Bush’s parting gift to next president is record $490bn budget deficit

THE next US president will inherit a record budget deficit approaching $490 billion, according to a new Bush administration estimate.

Bush’s parting gift to next president is  record $490bn budget deficit

The official said the deficit was being driven to an all-time high by the sagging economy and the stimulus payments being made to 130 million households in an effort to keep the country from falling into a deep recession.

A deficit approaching $490bn would easily surpass the record deficit of $413bn set in 2004.

An administration official revealed the $490bn figure yesterday on condition of anonymity because the new estimate had not been formally released.

Administration officials were scheduled to do that at a news conference late last night.

The new figure actually underestimates the deficit, since it leaves out about $80bn in war costs. In a break from tradition — and in violation of new mandates from congress — the White House did not include its full estimate of war costs.

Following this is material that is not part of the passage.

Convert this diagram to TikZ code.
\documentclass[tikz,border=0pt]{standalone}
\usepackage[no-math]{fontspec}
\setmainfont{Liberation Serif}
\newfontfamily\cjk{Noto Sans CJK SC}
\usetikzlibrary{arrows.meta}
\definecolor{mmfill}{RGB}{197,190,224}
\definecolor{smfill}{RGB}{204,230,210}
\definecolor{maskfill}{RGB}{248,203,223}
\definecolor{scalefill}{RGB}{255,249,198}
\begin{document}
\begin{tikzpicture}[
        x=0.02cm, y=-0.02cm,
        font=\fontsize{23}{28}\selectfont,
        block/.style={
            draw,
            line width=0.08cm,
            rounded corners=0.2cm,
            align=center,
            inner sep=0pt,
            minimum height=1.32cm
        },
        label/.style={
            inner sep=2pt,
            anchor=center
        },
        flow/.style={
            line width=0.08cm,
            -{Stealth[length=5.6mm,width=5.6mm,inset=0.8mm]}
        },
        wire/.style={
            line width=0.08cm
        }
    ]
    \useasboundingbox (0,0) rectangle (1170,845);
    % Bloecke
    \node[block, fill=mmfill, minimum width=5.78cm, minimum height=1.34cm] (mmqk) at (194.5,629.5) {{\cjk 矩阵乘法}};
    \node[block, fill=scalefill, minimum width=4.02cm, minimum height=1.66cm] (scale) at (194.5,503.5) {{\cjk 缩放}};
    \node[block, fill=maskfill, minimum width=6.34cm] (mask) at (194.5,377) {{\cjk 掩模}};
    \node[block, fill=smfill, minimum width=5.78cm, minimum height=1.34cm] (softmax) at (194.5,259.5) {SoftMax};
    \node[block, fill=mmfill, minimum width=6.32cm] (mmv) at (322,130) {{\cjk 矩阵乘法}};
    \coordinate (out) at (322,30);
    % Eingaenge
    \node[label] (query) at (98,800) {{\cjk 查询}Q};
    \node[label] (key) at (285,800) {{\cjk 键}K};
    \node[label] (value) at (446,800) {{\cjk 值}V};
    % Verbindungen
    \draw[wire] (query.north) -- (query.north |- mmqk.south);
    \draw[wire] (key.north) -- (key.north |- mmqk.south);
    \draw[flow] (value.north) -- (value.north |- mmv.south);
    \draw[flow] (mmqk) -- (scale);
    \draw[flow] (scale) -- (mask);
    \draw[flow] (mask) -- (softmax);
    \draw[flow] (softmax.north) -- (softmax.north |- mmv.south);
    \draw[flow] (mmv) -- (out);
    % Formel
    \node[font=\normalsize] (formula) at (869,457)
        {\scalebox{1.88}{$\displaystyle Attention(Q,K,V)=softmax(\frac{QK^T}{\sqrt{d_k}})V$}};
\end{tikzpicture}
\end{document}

White House press secretary Dana Perino had no comment on the $490bn figure. But she told reporters that the White House and lawmakers acknowledged months ago that they were going to increase the deficit by approving a short-term boost for the slumping economy.

“Both parties recognised that the deficit would increase, and that was going to be the price that we pay,” Perino said.

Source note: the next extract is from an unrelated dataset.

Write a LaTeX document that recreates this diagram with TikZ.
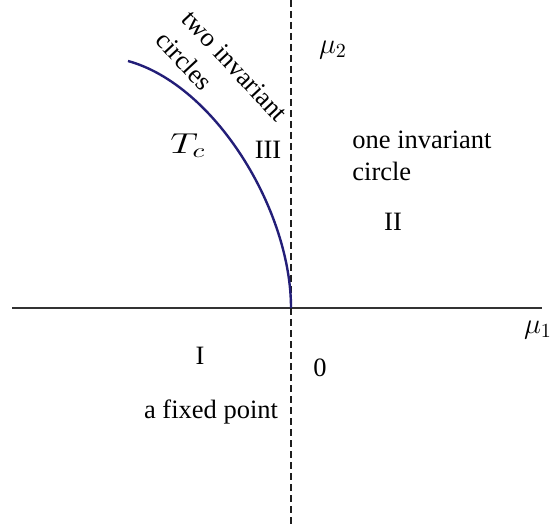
\documentclass[tikz,border=0pt]{standalone}
\usepackage{fontspec}
\newfontfamily\tnr{Liberation Serif}
\begin{document}
\begin{tikzpicture}[x=0.5pt,y=-0.5pt,
  lbl/.style={inner sep=0pt,font=\tnr\fontsize{13.25}{16}\selectfont},
  mlbl/.style={inner sep=0pt,font=\fontsize{14.4}{17}\selectfont},
  axis/.style={line width=1pt,draw={rgb,255:red,50;green,50;blue,50}},
  dashaxis/.style={line width=1pt,draw={rgb,255:red,30;green,30;blue,30},dash pattern=on 3.5pt off 2pt},
  tcurve/.style={line width=1.2pt,draw={rgb,255:red,35;green,30;blue,120}}]
\useasboundingbox (0,0) rectangle (555,528);
\coordinate (xl) at (12,308);
\coordinate (xr) at (542,308);
\coordinate (yt) at (291,0);
\coordinate (yb) at (291,528);
\coordinate (o) at (291,308);
\coordinate (cs) at (128,61);
\draw[axis] (xl) -- (xr);
\draw[dashaxis] (yt) -- (yb);
\draw[tcurve] (cs) .. controls (215,85) and (291,210) .. (o);
\node[mlbl] (mu2) at (333,50) {$\mu_2$};
\node[mlbl] (mu1) at (538,330) {$\mu_1$};
\node[mlbl] (tc) at (188,146) {\scalebox{1.35}[1]{$T_c$}};
\node[lbl] (r3) at (268,150) {III};
\node[lbl,align=left,anchor=west] (one) at (352,156) {one invariant\\circle};
\node[lbl] (r2) at (393,222) {II};
\node[lbl] (r1) at (200,356) {I};
\node[lbl] (zero) at (320,368) {0};
\node[lbl] (fixed) at (211,412) {a fixed point};
\node[lbl,rotate=-47] (two) at (235,66) {two invariant};
\node[lbl,rotate=-47] (circ) at (185,61) {circles};
\end{tikzpicture}
\end{document}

In fact, the White House had included cost estimates for an economic stimulus bill in its earlier projections, so the new figures represent a considerable deterioration in the government’s fiscal health.

The White House had predicted in February that next year’s deficit at $407bn, which means the increase in the projections since then would approach $80bn or so. Figures for the 2008 budget year ending September 30 may also set a record.

The numbers represent about 3% of the size of the economy, which is the deficit measure seen as most relevant by economists. That’s considerably smaller than the deficits of the 1980s and early 1990s, when congress and earlier administrations cobbled together politically painful deficit-reduction packages.

Still, the new figures are so eye-popping in dollar terms that it may restrain the appetite of the next president to add to it with expensive spending programs or new tax cuts.

In fact, pressure may build to allow some tax cuts enacted in 2001 and 2003 to expire as scheduled at the end of 2010, with congress also feeling pressure to curb spending growth.